* begin Task inputs *

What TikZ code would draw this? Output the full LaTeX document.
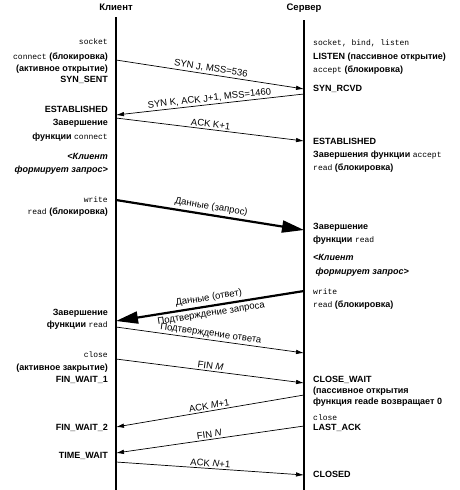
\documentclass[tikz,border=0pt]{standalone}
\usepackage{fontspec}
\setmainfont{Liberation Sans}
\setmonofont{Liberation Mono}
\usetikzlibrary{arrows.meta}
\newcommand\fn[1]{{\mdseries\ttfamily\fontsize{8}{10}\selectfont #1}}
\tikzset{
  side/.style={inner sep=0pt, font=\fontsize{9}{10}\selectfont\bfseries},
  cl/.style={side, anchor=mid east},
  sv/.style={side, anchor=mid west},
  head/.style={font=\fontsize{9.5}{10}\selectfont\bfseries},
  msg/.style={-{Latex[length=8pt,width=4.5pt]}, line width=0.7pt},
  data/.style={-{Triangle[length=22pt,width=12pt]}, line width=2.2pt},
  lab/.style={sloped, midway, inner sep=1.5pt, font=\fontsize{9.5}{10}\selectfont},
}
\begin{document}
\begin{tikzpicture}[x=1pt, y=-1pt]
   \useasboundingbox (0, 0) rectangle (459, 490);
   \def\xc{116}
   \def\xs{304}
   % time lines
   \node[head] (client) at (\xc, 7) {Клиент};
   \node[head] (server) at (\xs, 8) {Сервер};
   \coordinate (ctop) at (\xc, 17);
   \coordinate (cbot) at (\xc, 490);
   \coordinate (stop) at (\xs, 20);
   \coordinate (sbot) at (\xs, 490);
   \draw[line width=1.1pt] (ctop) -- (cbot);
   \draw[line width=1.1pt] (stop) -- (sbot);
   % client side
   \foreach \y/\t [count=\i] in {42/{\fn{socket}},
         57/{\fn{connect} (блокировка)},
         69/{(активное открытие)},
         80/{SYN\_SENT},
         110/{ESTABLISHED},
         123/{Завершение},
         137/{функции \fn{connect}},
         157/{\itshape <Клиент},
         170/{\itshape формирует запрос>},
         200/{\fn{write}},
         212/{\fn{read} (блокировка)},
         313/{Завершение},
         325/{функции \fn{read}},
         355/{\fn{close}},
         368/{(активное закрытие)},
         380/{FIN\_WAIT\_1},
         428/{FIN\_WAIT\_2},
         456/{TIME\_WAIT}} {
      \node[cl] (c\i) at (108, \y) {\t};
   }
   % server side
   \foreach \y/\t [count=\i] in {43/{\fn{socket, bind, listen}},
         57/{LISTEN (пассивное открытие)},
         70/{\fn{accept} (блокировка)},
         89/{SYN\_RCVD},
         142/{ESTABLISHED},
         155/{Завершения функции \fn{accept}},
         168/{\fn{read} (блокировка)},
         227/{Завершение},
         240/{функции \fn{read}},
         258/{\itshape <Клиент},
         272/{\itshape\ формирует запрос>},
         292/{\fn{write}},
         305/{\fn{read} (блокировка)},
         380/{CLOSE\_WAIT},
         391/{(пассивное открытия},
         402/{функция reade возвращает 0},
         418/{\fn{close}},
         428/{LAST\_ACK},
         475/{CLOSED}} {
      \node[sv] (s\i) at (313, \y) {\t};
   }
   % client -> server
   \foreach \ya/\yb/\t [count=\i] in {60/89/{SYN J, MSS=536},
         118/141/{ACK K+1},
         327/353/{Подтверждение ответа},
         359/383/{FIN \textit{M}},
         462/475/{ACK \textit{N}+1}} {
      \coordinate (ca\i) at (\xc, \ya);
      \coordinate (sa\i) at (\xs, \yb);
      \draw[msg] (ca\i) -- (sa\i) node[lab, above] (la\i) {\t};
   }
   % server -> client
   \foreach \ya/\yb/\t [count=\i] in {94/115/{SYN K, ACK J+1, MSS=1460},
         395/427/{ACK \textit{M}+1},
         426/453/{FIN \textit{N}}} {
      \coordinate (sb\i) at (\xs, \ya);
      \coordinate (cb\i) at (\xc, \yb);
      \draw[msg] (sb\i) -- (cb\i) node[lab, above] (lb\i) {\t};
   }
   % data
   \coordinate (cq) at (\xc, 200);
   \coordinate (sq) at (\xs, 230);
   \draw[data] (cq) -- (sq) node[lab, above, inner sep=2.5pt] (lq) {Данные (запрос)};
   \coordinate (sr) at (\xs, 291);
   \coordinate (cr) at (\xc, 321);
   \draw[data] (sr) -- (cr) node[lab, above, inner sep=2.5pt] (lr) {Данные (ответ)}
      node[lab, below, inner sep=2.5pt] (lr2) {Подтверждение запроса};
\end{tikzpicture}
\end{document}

* end Task inputs *
* begin Task inputs *

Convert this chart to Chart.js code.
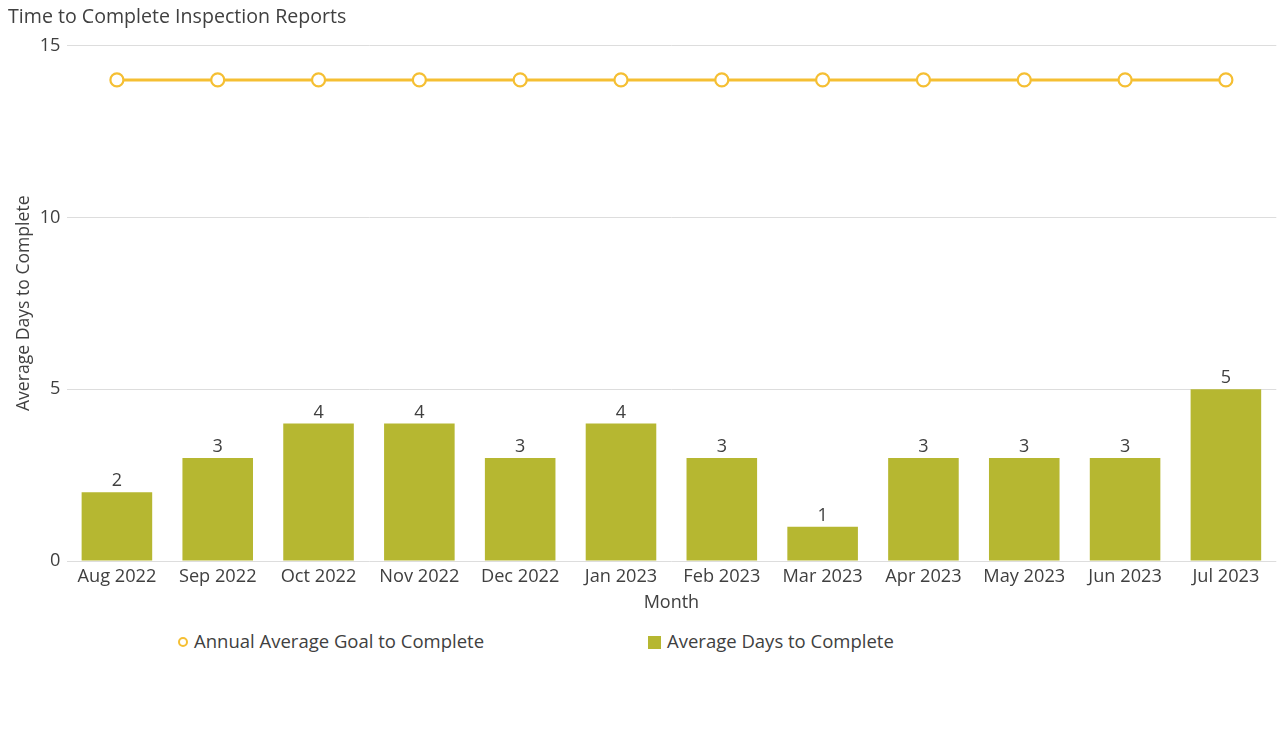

* end Task inputs *
* begin Task inputs *

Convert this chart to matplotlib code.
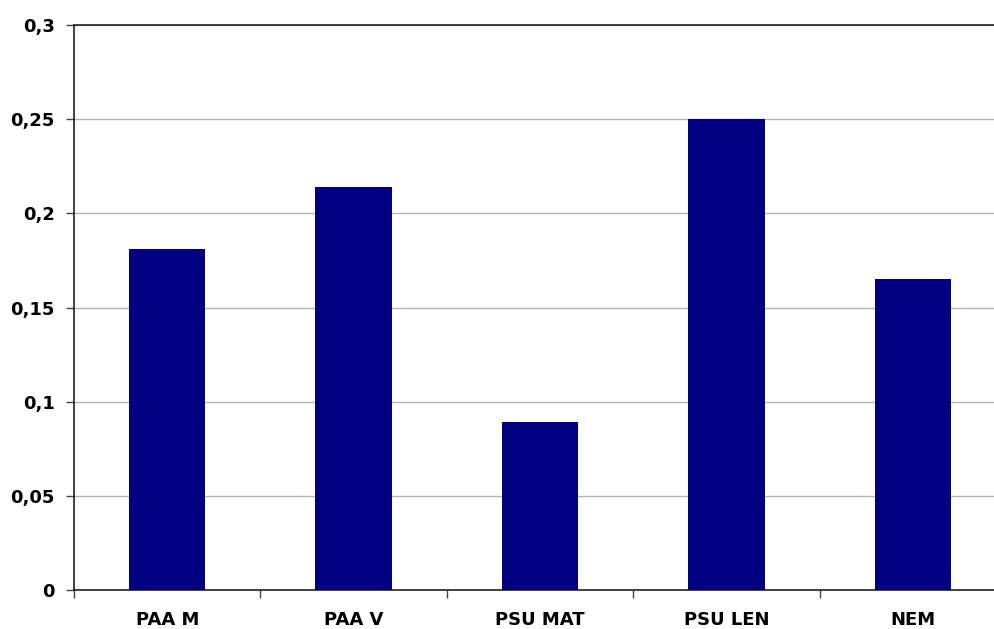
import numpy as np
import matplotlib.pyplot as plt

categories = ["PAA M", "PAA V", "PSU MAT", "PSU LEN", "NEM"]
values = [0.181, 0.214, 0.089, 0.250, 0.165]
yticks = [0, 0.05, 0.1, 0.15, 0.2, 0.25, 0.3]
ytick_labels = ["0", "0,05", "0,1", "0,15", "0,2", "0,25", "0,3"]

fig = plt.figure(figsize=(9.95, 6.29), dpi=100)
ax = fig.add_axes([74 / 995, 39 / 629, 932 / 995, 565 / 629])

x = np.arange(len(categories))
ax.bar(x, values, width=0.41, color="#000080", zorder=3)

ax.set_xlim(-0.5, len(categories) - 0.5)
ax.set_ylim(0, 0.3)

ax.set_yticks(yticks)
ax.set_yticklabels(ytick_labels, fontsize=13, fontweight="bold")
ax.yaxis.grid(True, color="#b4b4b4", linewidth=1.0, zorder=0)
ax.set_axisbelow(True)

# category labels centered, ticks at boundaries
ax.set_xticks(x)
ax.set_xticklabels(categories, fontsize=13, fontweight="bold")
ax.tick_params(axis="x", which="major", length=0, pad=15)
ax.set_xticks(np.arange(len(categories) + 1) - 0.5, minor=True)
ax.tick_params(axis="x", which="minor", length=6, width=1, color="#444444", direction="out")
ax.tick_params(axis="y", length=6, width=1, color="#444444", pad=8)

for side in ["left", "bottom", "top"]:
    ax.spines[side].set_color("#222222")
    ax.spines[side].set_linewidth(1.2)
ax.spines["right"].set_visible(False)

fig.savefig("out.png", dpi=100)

* end Task inputs *

## Exercise task
How many of the listing's lines contain "this"? Respond with a single number and nothing else.

## Worked answer
3